The COVID-19 
outbreak in the United States crossed 100,000 new confirmed daily 
infections Saturday, a milestone last exceeded during the pre-vaccine 
winter surge and driven by the highly transmissible delta variant and 
low vaccination rates in the South. 
Health
 officials fear that cases, hospitalizations and deaths will continue to
 soar if more Americans don’t embrace the vaccine. Nationwide, 50% of 
residents are fully vaccinated and more than 70% of adults have received
 at least one dose. 
“Our
 models show that if we don’t (vaccinate people), we could be up to 
several hundred thousand cases a day, similar to our surge in early 
January,” Centers for Disease Control and Prevention director Rochelle 
Walensky said on CNN this week.
It
 took the U.S. about nine months to cross 100,000 average daily cases in
 November before peaking at about 250,000 in early January. Cases 
bottomed out in June, averaging about 11,000 per day, but six weeks 
later the number is 107,143. 
Hospitalizations
 and deaths are also increasing, though all are still below peaks seen 
early this year before vaccines became widely available. More than 
44,000 Americans are currently hospitalized with COVID-19, according to 
the CDC, up 30% in a week and nearly four times the number in June. More
 than 120,000 were hospitalized in January.
The
 seven-day average for deaths rose from about 270 deaths per day two 
weeks ago to nearly 500 a day as of Friday, according to Johns Hopkins 
University. It rose from about 270 deaths per day two weeks ago to 
nearly 500 a day as of Friday. Deaths peaked at 3,500 per day in 
January. Deaths usually lag behind hospitalizations as the disease 
normally takes a few weeks to kill.
The situation is particularly dire in the South, which has some of the lowest vaccination rates in the U.S. and has seen smaller hospitals overrun with patients.
In
 the Southeast, the number of hospitalized COVID-19 patients jumped 50% 
to a daily average of 17,600 over the last week from 11,600 the previous
 week, the CDC says. Florida, Georgia, Alabama, Mississippi, North 
Carolina, South Carolina, Tennessee and Kentucky represent 41% of the 
nation’s new hospitalizations, the CDC says, twice their overall share 
of the population. 
Alabama
 and Mississippi have the lowest vaccination rates in the country: less 
than 35% of residents are fully inoculated, according to the Mayo 
Clinic. Georgia, Tennessee and the Carolinas are all in the lowest 15 
states.
Florida makes up more than 20% of the nation’s new cases and hospitalizations, 
triple its share of the population. Many rural counties have vaccination
 rates below 40%, with the state at 49%. The state again set a record 
Saturday, reporting 23,903 new cases. 
Gov.
 Ron DeSantis, while encouraging vaccinations, has taken a hard line 
against mask rules and other restrictions. Running for reelection next 
year and eyeing a 2024 Republican presidential bid, he and President Joe
 Biden have verbally sparred in recent days. DeSantis has accused the 
Democratic president of wanting steal Floridians’ “freedoms,” while 
Biden has said DeSantis should “get out of the way” of local officials 
if he doesn’t want to fight the outbreak. 
Some
 people have been scared off from the vaccine by bogus warnings on 
social media and from some non-medical media personalities.
Miami-area
 real estate agent Yoiris Duran, 56, said her family was swayed by the 
misinformation, although doctors and public health officials have almost
 universally encouraged people to get vaccinated. After she, her husband
 and 25-year-old son got seriously ill with COVID-19 and were 
hospitalized, she’s now encouraging friends and family to get 
vaccinated.
“I don’t want people to go through what we have gone through,” she said in a video interview with Baptist Health Systems. 

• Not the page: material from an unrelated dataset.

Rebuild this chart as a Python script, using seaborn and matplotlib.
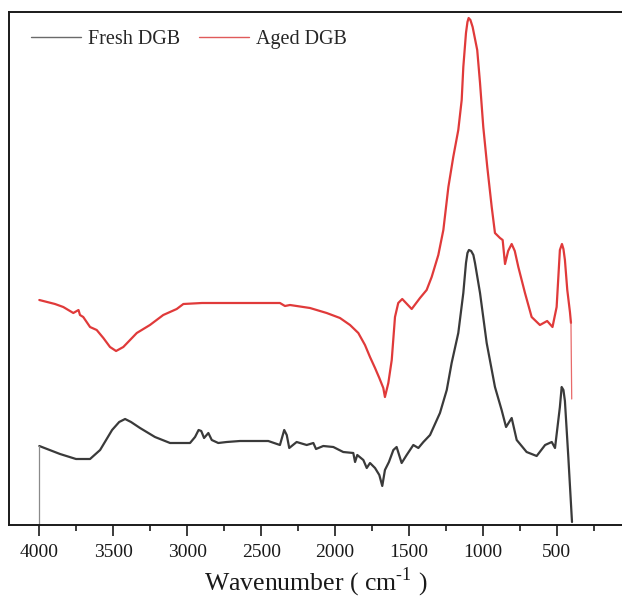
import numpy as np
import pandas as pd
import seaborn as sns
import matplotlib.pyplot as plt
from matplotlib.lines import Line2D
from matplotlib.ticker import MultipleLocator

# FTIR spectra (wavenumber in cm-1, absorbance in arbitrary units)
fresh_wn = [4000, 4000, 3860, 3752, 3657, 3589, 3508, 3460, 3420, 3380, 3319, 3218, 3116, 2981, 2947,
            2923, 2905, 2886, 2857, 2834, 2790, 2733, 2643, 2452, 2373, 2344, 2327, 2310, 2260, 2192,
            2147, 2129, 2080, 2012, 1945, 1877, 1865, 1850, 1809, 1786, 1764, 1730, 1701, 1681,
            1663, 1636, 1606, 1584, 1550, 1516, 1471, 1437, 1403, 1358, 1291, 1245, 1212, 1167,
            1133, 1115, 1105, 1095, 1080, 1065, 1054, 1020, 975, 919, 874, 844, 806, 772, 705, 637,
            580, 535, 513, 480, 468, 456, 446, 423, 400, 398]
fresh_ab = [0, 79, 71, 66, 66, 75, 95, 103, 106, 103, 97, 88, 82, 82, 88,
            95, 94, 87, 92, 85, 82, 83, 84, 84, 80, 95, 90, 77, 83, 80,
            82, 76, 79, 78, 73, 72, 63, 70, 65, 57, 62, 57, 50, 39,
            55, 63, 75, 78, 62, 70, 80, 77, 83, 90, 112, 135, 162, 192,
            232, 262, 272, 275, 274, 270, 262, 232, 182, 138, 115, 98, 107, 85, 73, 69,
            80, 83, 77, 118, 138, 135, 124, 68, 8, 3]

aged_wn = [4000, 3894, 3838, 3770, 3735, 3725, 3703, 3657, 3612, 3567, 3522, 3481, 3432, 3341,
           3252, 3162, 3071, 3026, 2900, 2778, 2508, 2373, 2339, 2305, 2170, 2057, 1967, 1899,
           1843, 1798, 1764, 1730, 1701, 1674, 1663, 1640, 1617, 1595, 1573, 1546, 1482, 1426,
           1381, 1347, 1302, 1268, 1234, 1201, 1167, 1144, 1133, 1115, 1105, 1097, 1085, 1070,
           1039, 1020, 998, 971, 941, 919, 885, 867, 851, 830, 806, 785, 761, 716, 671, 615, 566,
           530, 502, 480, 466, 456, 446, 430, 412, 405, 400]
aged_ab = [225, 221, 218, 212, 215, 210, 208, 198, 195, 187, 178, 174, 178, 192,
           200, 210, 216, 221, 222, 222, 222, 222, 219, 220, 217, 212, 207, 200,
           192, 180, 168, 157, 147, 137, 128, 142, 165, 208, 222, 226, 216, 227,
           235, 248, 270, 295, 338, 368, 395, 425, 458, 492, 503, 507, 505, 498,
           475, 442, 398, 358, 318, 292, 287, 285, 261, 274, 281, 274, 258, 232, 208, 200, 204,
           198, 218, 275, 281, 276, 265, 235, 213, 202, 126]

series = ['Fresh DGB', 'Aged DGB']
colors = {'Fresh DGB': '#3a3a3a', 'Aged DGB': '#e03a3a'}

fresh = pd.DataFrame({'wn': fresh_wn, 'ab': fresh_ab, 'sample': 'Fresh DGB'})
aged = pd.DataFrame({'wn': aged_wn, 'ab': aged_ab, 'sample': 'Aged DGB'})
# the end drops are drawn thin, the rest of each trace thicker
main = pd.concat([fresh.iloc[1:], aged.iloc[:-1]], ignore_index=True)

sns.set_style('white')
plt.rcParams['font.family'] = ['Liberation Serif', 'DejaVu Serif']
plt.rcParams['mathtext.fontset'] = 'custom'
plt.rcParams['mathtext.rm'] = 'Liberation Serif'
plt.rcParams['axes.unicode_minus'] = False

fig = plt.figure(figsize=(6.22, 6.04), dpi=100)
ax = fig.add_axes([9 / 622, 79 / 604, 613 / 622, 513 / 604])

sns.lineplot(data=main, x='wn', y='ab', hue='sample', palette=colors, estimator=None,
             sort=False, units='sample', linewidth=1.6, legend=False, ax=ax)
ax.plot(fresh['wn'][:2], fresh['ab'][:2], color='#8a8a8a', linewidth=0.9)
ax.plot(aged['wn'][-2:], aged['ab'][-2:], color='#e86a6a', linewidth=0.9)

ax.set_xlim(4205, 60)
ax.set_ylim(0, 513)
ax.xaxis.set_major_locator(MultipleLocator(500))
ax.xaxis.set_minor_locator(MultipleLocator(250))
ax.set_yticks([])
ax.tick_params(axis='x', which='major', direction='out', length=8, width=1.2,
               colors='#1a1a1a', labelsize=14, pad=6, bottom=True)
ax.tick_params(axis='x', which='minor', direction='out', length=4, width=1.2,
               colors='#1a1a1a', bottom=True)
ax.set_ylabel('')
ax.set_xlabel(r'Wavenumber ( cm$^{\text{-1}}$ )', fontsize=18.5, color='#1a1a1a', labelpad=3)

for side in ['left', 'bottom', 'top']:
    ax.spines[side].set_color('#1a1a1a')
    ax.spines[side].set_linewidth(1.4)
ax.spines['right'].set_visible(False)

handles = [Line2D([], [], color=c, linewidth=1.0) for c in ['#6a6a6a', '#e05a5a']]
ax.legend(handles, series, loc='upper left', bbox_to_anchor=(0.036, 0.965), ncol=2,
          frameon=False, fontsize=14.5, handlelength=2.5, handletextpad=0.35,
          columnspacing=0.9, borderpad=0, borderaxespad=0)

fig.savefig('out.png', dpi=100)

In some parts of the U.S., hospitals are scrambling to find beds for patients.
Dr.
 Leonardo Alonso, who works in several emergency rooms in Jacksonville, 
one of Florida’s hardest-hit areas, said said some hospitals are sending
 some COVID-19 patients home with oxygen and a monitor to free beds for 
sicker people.
“The
 ICUs, the hospitals are all on a near what we call mass casualty 
incident. They’re almost at protocols where they’re overflowing,” Alonso
 said. 
In Texas, Houston officials said some patients were transferred out of the city — one as far as North Dakota. 
Dr.
 David Persse, Houston’s chief medical officer, said some ambulances 
were waiting hours to offload patients at Houston area hospitals because
 no beds were available. Persse said he feared this would lead to 
prolonged respond times to 911 medical calls.
“The
 health care system right now is nearly at a breaking point. ... For the
 next three weeks or so, I see no relief on what’s happening in 
emergency departments,” Persse said Thursday.
Missouri has stationed 30 ambulances and more than 60 medical personnel across the state to help move COVID-19 patients to other areas if nearby hospitals are too full.